Memories of the house I grew up in.
There were two houses that I spent my child to adulthood in. They were both in Orrville. I lived with my grandparents. Both houses had poor living conditions: no indoor plumbing, holes in the roof and frame. The house we stayed in until I turned 12 is the house I want to focus on. I have the fondest memories of it.
It was only a three room shack covered in blue shingles. The landscape was awesome. My grandparents were tenant farmers. The property we lived on belonged to a man named Romulus Shade. Shade was an African American who lived in Linden, AL. Every once in a while he would come up to see my grandparents. He'd bring his two sons with him: Romulus and Remus. They were a lot older than me, but they were the tallest handsomest boys a little fast girl could set her eyes on.
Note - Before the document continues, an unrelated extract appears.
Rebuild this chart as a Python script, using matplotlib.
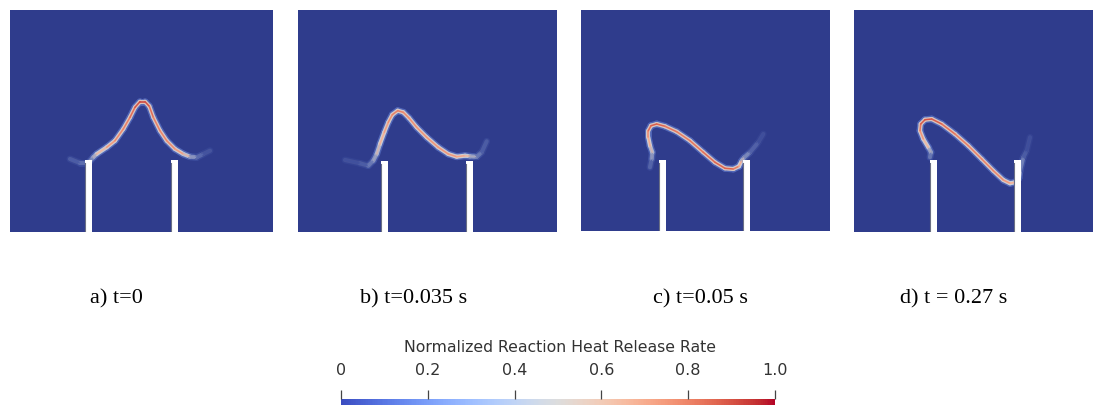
import numpy as np
import matplotlib
matplotlib.use("Agg")
import matplotlib.pyplot as plt
from matplotlib.collections import LineCollection
from matplotlib.patches import Rectangle
from matplotlib.colors import Normalize, to_rgba
from matplotlib.cm import ScalarMappable

W, H = 1102, 406
BG = "#2f3c8c"
cmap = plt.get_cmap("coolwarm")

# panel boxes in picture pixels: left, top, right, bottom
panel_boxes = [(10, 11, 273, 233), (298, 11, 557, 233), (581, 11, 830, 232), (854, 11, 1093, 233)]
captions = ["a) t=0", "b) t=0.035 s", "c) t=0.05 s", "d) t = 0.27 s"]
caption_x = [116.5, 413.5, 700, 953.5]

# wall (burner rim) left edges, width and top
wall_x = [(85, 171), (381, 466), (659, 743), (930, 1014)]
wall_w = 7
wall_top = [161, 161.5, 161, 161]

# flame fronts (picture pixels) and normalized heat release along them
flame_x = [
    [70, 80, 88.3, 93.3, 96.7, 106.7, 115, 123.3, 130, 135, 140, 145, 149.3, 153.3, 160, 166.7, 175, 183.3, 190, 196.7, 203.3, 210],
    [345, 360, 368.3, 373.3, 376.7, 380, 384.3, 388.3, 392.3, 397.7, 403.3, 409, 416.7, 426.7, 438.3, 448.3, 456.7, 465, 470, 476.7, 481.7, 486.7],
    [650, 651.7, 652.3, 650, 648.3, 648.3, 651, 656.7, 665, 676.7, 690, 703.3, 715, 725, 733.3, 739, 741.7, 744.3, 750, 758.3, 763.3],
    [930, 931, 928.3, 923.3, 920, 920.7, 925, 931.7, 941.7, 955, 968.3, 981.7, 993.3, 1003.3, 1010, 1015, 1019, 1020, 1023.3, 1026.7, 1030],
]
flame_y = [
    [160, 164, 164, 158.3, 155, 148.3, 141.7, 130, 118.3, 108.3, 102.7, 102.7, 107.3, 118.3, 131.7, 141.7, 150, 155, 157.7, 158.3, 155, 151.7],
    [161, 164.3, 166.7, 161.7, 155, 145, 133.3, 123.3, 115.7, 111.7, 113.3, 119, 128.3, 138.3, 148.3, 155, 157.7, 156.7, 157.3, 157.7, 153.3, 142.3],
    [168.3, 160, 153.3, 146.7, 138.3, 131.7, 126.7, 125, 127.3, 132.7, 141.7, 153.3, 163.3, 169.3, 170, 167.3, 161.7, 158.3, 153.3, 143.3, 135],
    [158.3, 153.3, 148.3, 140, 131.7, 125, 120.7, 120, 125, 135, 146.7, 160, 171.7, 181, 184.3, 183.3, 179, 171.7, 158.3, 151.7, 138.3],
]
flame_q = [
    [0.3, 0.35, 0.4, 0.5, 0.6, 0.72, 0.78, 0.8, 0.82, 0.88, 0.93, 0.93, 0.88, 0.82, 0.8, 0.8, 0.78, 0.7, 0.55, 0.4, 0.32, 0.28],
    [0.28, 0.3, 0.35, 0.45, 0.55, 0.65, 0.72, 0.76, 0.8, 0.82, 0.8, 0.78, 0.76, 0.76, 0.76, 0.76, 0.74, 0.7, 0.6, 0.45, 0.35, 0.3],
    [0.3, 0.4, 0.55, 0.65, 0.75, 0.82, 0.88, 0.88, 0.85, 0.82, 0.82, 0.84, 0.86, 0.88, 0.86, 0.78, 0.6, 0.5, 0.38, 0.3, 0.27],
    [0.35, 0.45, 0.6, 0.72, 0.8, 0.86, 0.9, 0.9, 0.86, 0.82, 0.8, 0.8, 0.8, 0.78, 0.72, 0.65, 0.6, 0.5, 0.35, 0.3, 0.27],
]

cbar_ticks = [0, 0.2, 0.4, 0.6, 0.8, 1.0]
cbar_labels = ["0", "0.2", "0.4", "0.6", "0.8", "1.0"]
cbar_title = "Normalized Reaction Heat Release Rate"

bg_rgb = np.array(to_rgba(BG)[:3])


def px_axes(fig, left, top, right, bottom):
    return fig.add_axes([left / W, 1 - bottom / H, (right - left) / W, (bottom - top) / H])


def segments(xs, ys):
    pts = np.column_stack([xs, ys])
    return np.stack([pts[:-1], pts[1:]], axis=1)


def faded(vals, strength, mix_max):
    # weak parts of the front fade into the background (opaque blend, no beading)
    cols = cmap(vals)[:, :3]
    a = (np.clip((strength - 0.22) / 0.45, 0.08, 1.0) * mix_max)[:, None]
    return np.column_stack([a * cols + (1 - a) * bg_rgb, np.ones(len(cols))])


fig = plt.figure(figsize=(W / 100, H / 100), dpi=100)
fig.patch.set_facecolor("white")

for i, (l, t, r, b) in enumerate(panel_boxes):
    ax = px_axes(fig, l, t, r, b)
    ax.set_facecolor(BG)
    ax.set_xlim(l, r)
    ax.set_ylim(b, t)
    ax.set_xticks([])
    ax.set_yticks([])
    for s in ax.spines.values():
        s.set_visible(False)

    segs = segments(flame_x[i], flame_y[i])
    q = np.array(flame_q[i])
    qs = (q[:-1] + q[1:]) / 2
    # soft glow, light ring, hot core
    glow = LineCollection(segs, colors=faded(np.full(len(segs), 0.22), qs, 0.4), linewidths=5.0,
                          capstyle="round", joinstyle="round")
    ring = LineCollection(segs, colors=faded(0.3 + 0.3 * qs, qs, 0.9), linewidths=3.0,
                          capstyle="round", joinstyle="round")
    core = LineCollection(segs, colors=faded(qs, qs, 1.0), linewidths=1.1,
                          capstyle="round", joinstyle="round")
    for lc in (glow, ring, core):
        ax.add_collection(lc)

    for wx in wall_x[i]:
        ax.add_patch(Rectangle((wx, wall_top[i]), wall_w, b - wall_top[i] + 2, facecolor="white", edgecolor="none", zorder=5))
        ax.plot([wx, wx], [wall_top[i] + 3, b + 2], color="#6a6f85", lw=0.8, zorder=6)

    fig.text(caption_x[i] / W, 1 - 303.5 / H, captions[i], ha="center", va="baseline",
             fontsize=16, family="Liberation Serif", color="black")

# colorbar
cax = fig.add_axes([341 / W, -1.5 / H, 434 / W, 8 / H])
cb = fig.colorbar(ScalarMappable(norm=Normalize(0, 1), cmap=cmap), cax=cax, orientation="horizontal")
cb.outline.set_visible(False)
cax.xaxis.set_ticks_position("top")
cax.xaxis.set_label_position("top")
cb.set_ticks(cbar_ticks)
cb.set_ticklabels(cbar_labels)
cax.tick_params(axis="x", length=6.7, width=0.9, color="#444444", labelsize=11.5, labelcolor="#333333", pad=9)
fig.text(559.7 / W, 1 - 348 / H, cbar_title, ha="center", va="center", fontsize=11.3, color="#333333")

fig.savefig("out.png", dpi=100, facecolor="white")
The reason this property stuck out to me is because it was so beautiful. My grandaddy harvested peanuts, corn, peas, sweet potatoes and other foodstuffs as well as cotton. The house and property was in the woods. Really, it was. There were a total of two houses less than a mile from each other, and everything else was further away. It was down a long dirt road that curved sharply in front of our house. You had to cross a wooden bridge to get to our house. And when it rained a lot, the creek would swell and fish would overflow into the ditches on both sides of the road.
There was a spring behind our house where my grandparents would fetch water. There were peach trees, pecan trees, plum trees and berry vines.
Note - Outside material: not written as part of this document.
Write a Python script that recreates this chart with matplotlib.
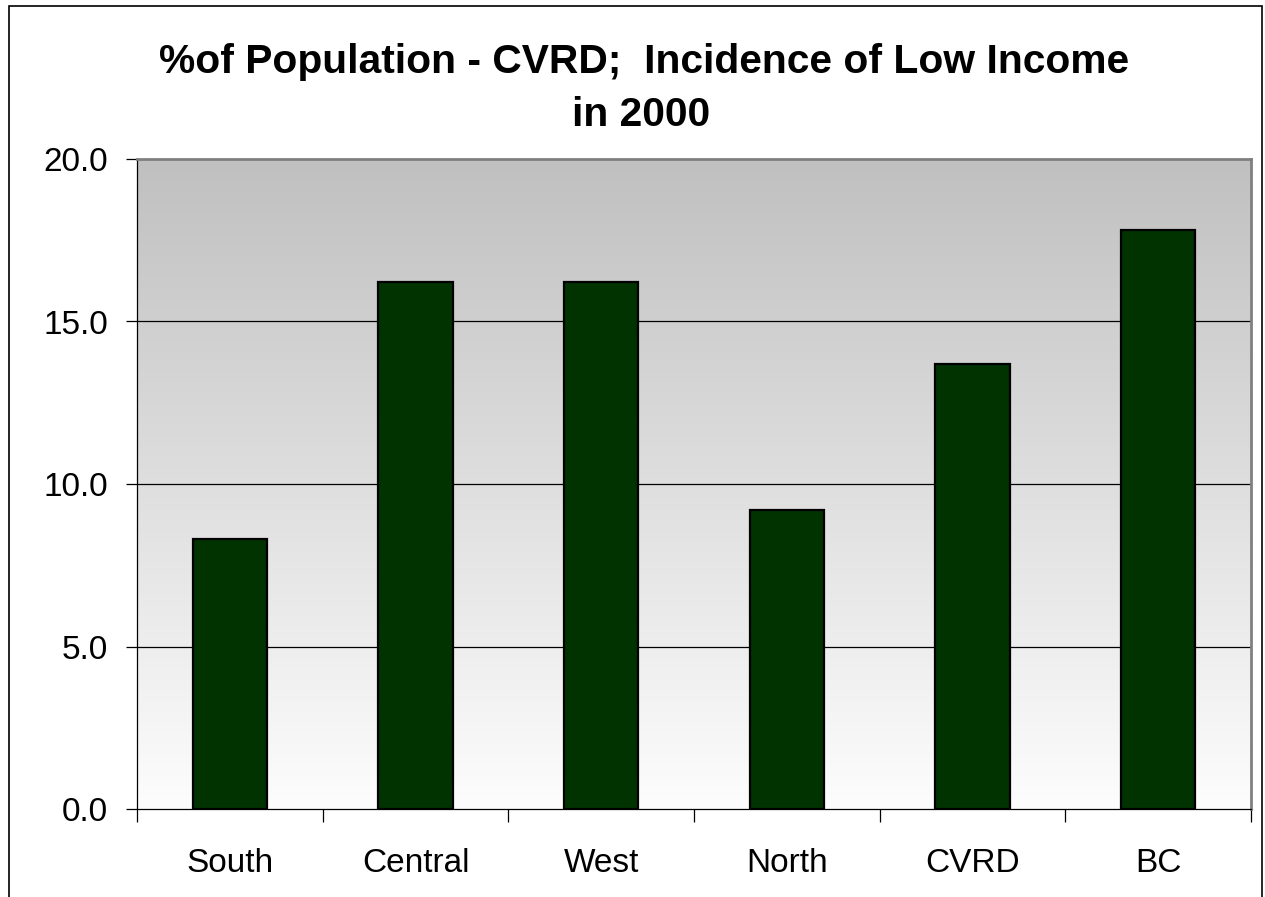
import numpy as np
import matplotlib.pyplot as plt
from matplotlib.colors import LinearSegmentedColormap
from matplotlib.patches import Rectangle

# Данные
regions = ['South', 'Central', 'West', 'North', 'CVRD', 'BC']
low_income_pct = [8.3, 16.2, 16.2, 9.2, 13.7, 17.8]
y_ticks = [0.0, 5.0, 10.0, 15.0, 20.0]
title_lines = ['%of Population - CVRD;  Incidence of Low Income', 'in 2000']

plt.rcParams['font.family'] = ['Liberation Sans', 'DejaVu Sans']

W, H = 1265, 897
fig = plt.figure(figsize=(W / 100, H / 100), dpi=100)
ax = fig.add_axes([137 / W, 88 / H, (1251 - 137) / W, (809 - 159) / H])

# Градиентный фон области построения
grad = np.linspace(0, 1, 256).reshape(-1, 1)
bg_cmap = LinearSegmentedColormap.from_list('bg', ['#fdfdfd', '#c0c0c0'])
ax.imshow(grad, cmap=bg_cmap, origin='lower', aspect='auto',
          extent=[0, 1, 0, 1], transform=ax.transAxes, zorder=0)

x = np.arange(len(regions))
ax.bar(x, low_income_pct, width=0.40, color='#003300', edgecolor='black',
       linewidth=1.6, zorder=3)

ax.set_xlim(-0.5, len(regions) - 0.5)
ax.set_ylim(0, 20)
ax.set_yticks(y_ticks)
ax.set_yticklabels([f'{v:.1f}' for v in y_ticks], fontsize=24)
for v in y_ticks[1:-1]:
    ax.axhline(v, color='black', linewidth=0.9, zorder=1)

ax.set_xticks(x)
ax.set_xticklabels(regions, fontsize=24)
ax.set_xticks(np.arange(len(regions) + 1) - 0.5, minor=True)
ax.tick_params(axis='x', which='major', length=0, pad=28)
ax.tick_params(axis='x', which='minor', length=9, width=0.9, direction='out')
ax.tick_params(axis='y', length=8, width=0.9, direction='out', pad=13)

for side in ['top', 'right']:
    ax.spines[side].set_color('#808080')
    ax.spines[side].set_linewidth(2)
for side in ['left', 'bottom']:
    ax.spines[side].set_color('black')
    ax.spines[side].set_linewidth(0.9)

# Заголовок в две строки
fig.text(644 / W, 1 - 73 / H, title_lines[0], ha='center', va='baseline',
         fontsize=29.3, fontweight='bold')
fig.text(641 / W, 1 - 126 / H, title_lines[1], ha='center', va='baseline',
         fontsize=29.3, fontweight='bold')

# Рамка вокруг диаграммы
fig.patches.append(Rectangle((9 / W, -0.02), (1262 - 9) / W, 1.02 - 6 / H,
                             transform=fig.transFigure, fill=False,
                             edgecolor='black', linewidth=1.2))

fig.savefig('out.png', dpi=100)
Although I had sisters and brothers, I grew up as an only child. I loved Grandaddy's multitude of dogs more than I did the dolls my grandmother bought me.
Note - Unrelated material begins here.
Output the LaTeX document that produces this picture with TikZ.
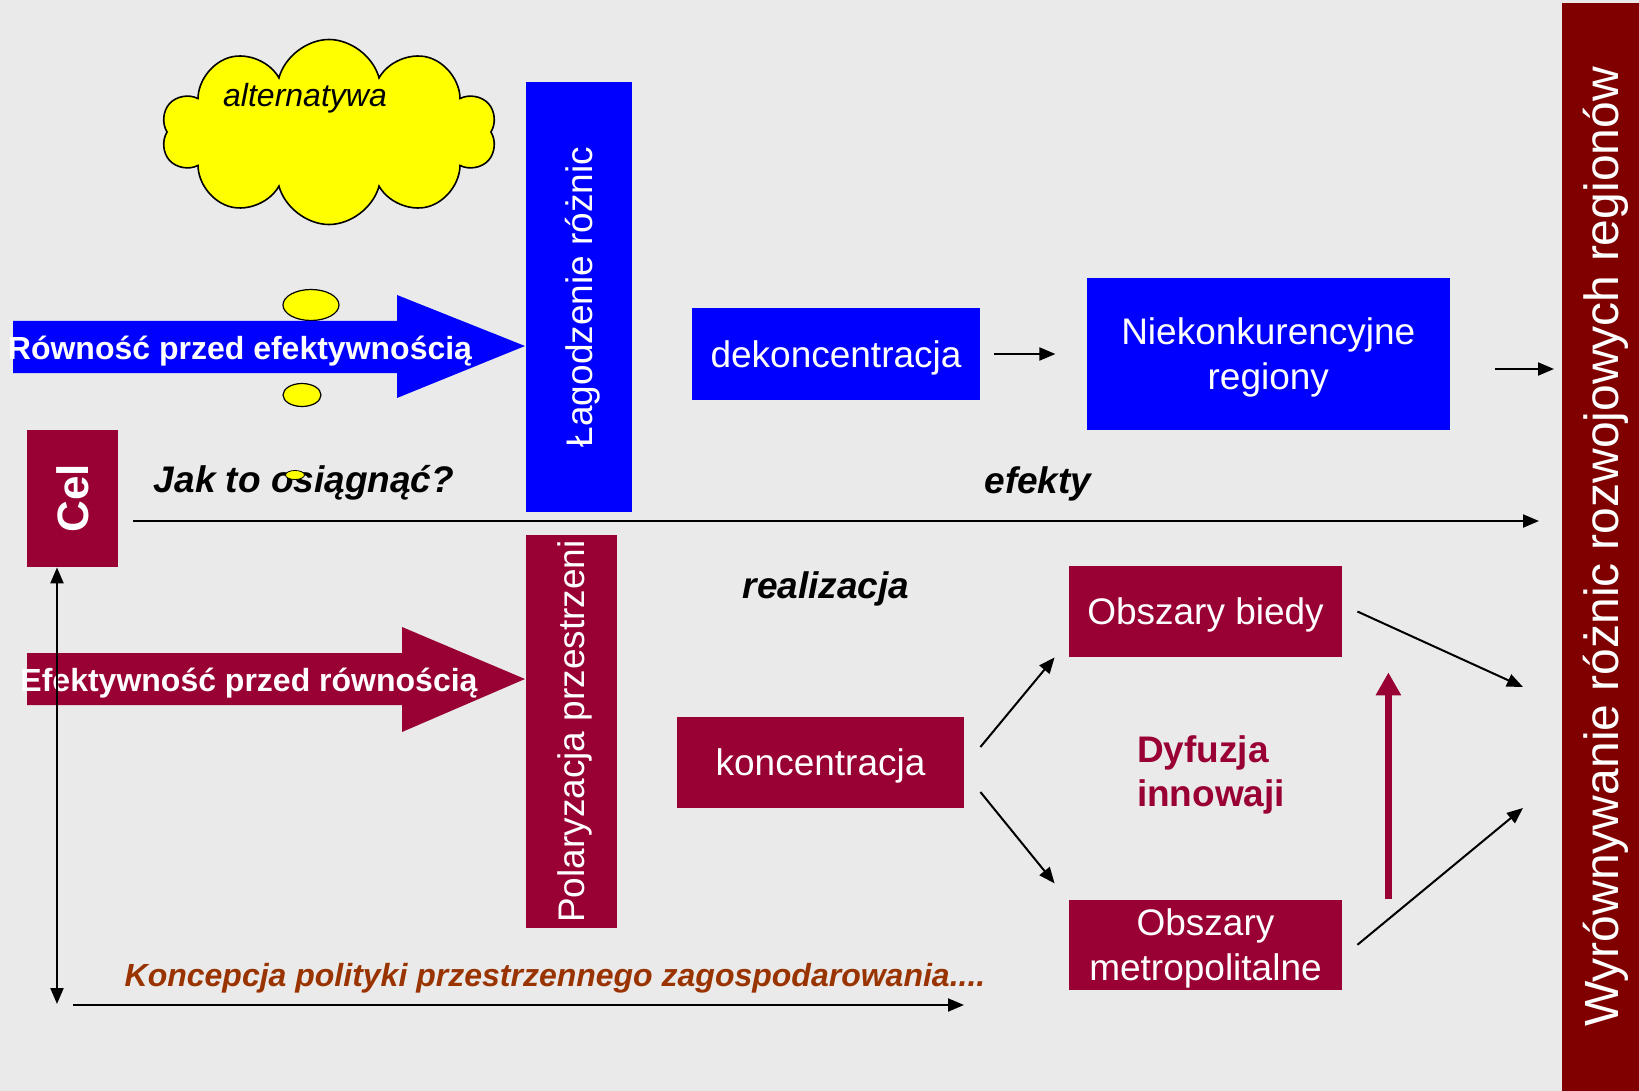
\documentclass[tikz,border=0pt]{standalone}
\usepackage{fontspec}
\setmainfont{Liberation Sans}
\usetikzlibrary{shapes,arrows.meta,positioning,calc}
\definecolor{tlo}{RGB}{234,234,234}
\definecolor{niebieski}{RGB}{0,0,255}
\definecolor{bordo}{RGB}{153,0,51}
\definecolor{ciemnybordo}{RGB}{128,0,0}
\definecolor{braz}{RGB}{153,51,0}
\definecolor{zolty}{RGB}{255,255,0}

\begin{document}
\begin{tikzpicture}[x=0.5pt, y=-0.5pt,
		box/.style={rectangle, text=white, align=center, inner sep=0pt, text depth=0pt, font=\fontsize{18.5}{22.5}\selectfont},
		bluebox/.style={box, fill=niebieski},
		redbox/.style={box, fill=bordo},
		opis/.style={text depth=0pt, font=\fontsize{18.5}{22.5}\selectfont\bfseries\itshape},
		hasło/.style={text=white, text depth=0pt, font=\fontsize{16}{19}\selectfont\bfseries},
		strz/.style={-{Triangle[length=8pt,width=6.5pt]}, line width=1pt},
		dymek/.style={ellipse, draw, fill=zolty, line width=0.6pt, inner sep=0pt}]
				\fill[tlo] (0,0) rectangle (1639,1091);
				\useasboundingbox (0,0) rectangle (1639,1091);
				
				% Pasek z celem
				\node[box, fill=ciemnybordo, rotate=90, minimum width=544pt, minimum height=38.5pt, font=\fontsize{24}{28}\selectfont] (pasek) at (1600.5,547) {Wyrównywanie różnic rozwojowych regionów};
				
				% Chmurka
				\node[cloud, cloud puffs=10, aspect=1.8, draw, fill=zolty, line width=0.8pt, minimum width=167.5pt, minimum height=92.5pt] (chmura) at (329,132) {};
				\node[text depth=0pt, font=\fontsize{16}{19}\selectfont\itshape] (alt) at (305,95) {alternatywa};
				\node[dymek, minimum width=28pt, minimum height=15.5pt] (bab1) at (311,305) {};
				\node[dymek, minimum width=19pt, minimum height=11.5pt] (bab2) at (302,395) {};
				
				% Gora - rownosc
				\fill[niebieski] (13,321) -- (397,321) -- (397,295) -- (525,346) -- (397,398) -- (397,373) -- (13,373) -- cycle;
				\node[hasło] (rown) at (240,348) {Równość przed efektywnością};
				\node[bluebox, rotate=90, minimum width=215pt, minimum height=53pt] (lagodz) at (579,297) {Łagodzenie różnic};
				\node[bluebox, minimum width=144pt, minimum height=45.5pt] (dekon) at (836,354) {dekoncentracja};
				\node[bluebox, minimum width=181.5pt, minimum height=76pt, right=53pt of dekon] (niek) {Niekonkurencyjne\\regiony};
				\coordinate (wyr0) at (1554,369);
				
				\draw[strz, shorten <=7pt, shorten >=15.5pt] (dekon) -- (niek);
				\draw[strz] ($(niek.east)+(45,15)$) -- (wyr0);
				
				% Cel i osie
				\node[redbox, rotate=90, minimum width=68.5pt, minimum height=45.5pt, font=\fontsize{22}{26}\selectfont\bfseries] (cel) at (72.5,498.5) {Cel};
				\node[opis] (jak) at (304,479) {Jak to osiągnąć?};
				\node[dymek, minimum width=9.5pt, minimum height=4.5pt, line width=0.4pt] (bab3) at (295,475) {};
				\node[opis] (efekty) at (1038,480) {efekty};
				\node[opis] (real) at (826,585) {realizacja};
				\coordinate (efk) at (1539,521);
				\draw[strz] ($(cel.south)+(15,22.5)$) -- (efk);
				
				% Dol - efektywnosc
				\fill[bordo] (27,653) -- (402,653) -- (402,627) -- (525,679) -- (402,732) -- (402,705) -- (27,705) -- cycle;
				\node[hasło] (efekt) at (249,680) {Efektywność przed równością};
				\node[redbox, rotate=90, minimum width=196.5pt, minimum height=45.5pt] (polar) at (571.5,731.5) {Polaryzacja przestrzeni};
				\node[redbox, minimum width=143.5pt, minimum height=45.5pt] (konc) at (820.5,762) {koncentracja};
				\node[redbox, minimum width=136.5pt, minimum height=45.5pt] (obszb) at (1205.5,611.5) {Obszary biedy};
				\node[redbox, minimum width=136.5pt, minimum height=45pt, below=121pt of obszb] (obszm) {Obszary\\metropolitalne};
				\node[font=\fontsize{18.5}{22}\selectfont\bfseries, text=bordo, align=left, anchor=west] (dyf) at (1130,775) {Dyfuzja\\innowaji};
				\coordinate (wyr1) at (1523,687);
				\coordinate (wyr2) at (1523,808);
				
				\draw[strz] ($(konc.east)+(16,-15)$) -- ($(obszb.south west)+(-14,0)$);
				\draw[strz] ($(konc.east)+(16,30)$) -- ($(obszm.north west)+(-14,-16)$);
				\draw[strz] ($(obszb.east)+(15,0)$) -- (wyr1);
				\draw[strz] ($(obszm.east)+(15,0)$) -- (wyr2);
				\draw[bordo, line width=3.3pt, -{Triangle[length=11.5pt,width=12pt]}] ($(obszm.north east)+(46,0)$) -- ($(obszb.south east)+(46,15)$);
				
				% Os pionowa i dolna
				\coordinate (dol) at (57,1004);
				\coordinate (kon) at (964,1005);
				\draw[line width=1pt, {Triangle[length=8pt,width=6.5pt]}-{Triangle[length=8pt,width=6.5pt]}] ($(cel.west)+(-15.5,0)$) -- (dol);
				\draw[strz] ($(dol)+(16,1)$) -- (kon);
				\node[text depth=0pt, font=\fontsize{16}{19}\selectfont\bfseries\itshape, text=braz] (koncep) at (555,975) {Koncepcja polityki przestrzennego zagospodarowania....};
			\end{tikzpicture}
\end{document}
Grandaddy didn't have a car. He had a mule and wagon and sold his roasted peanuts as he rode through Orrville on the wagon. When I was real little I used to sit in the wagon with him. As I got older, I was ashamed and wouldn't be caught dead with "the Peanut Man."
Cool nights in the spring and summer were so awesome. When I looked up at the sky it was so dark yet peppered with light. It seemed like heaven was so close. I could truly feel and reach out to God in what many would call a God forsaken place.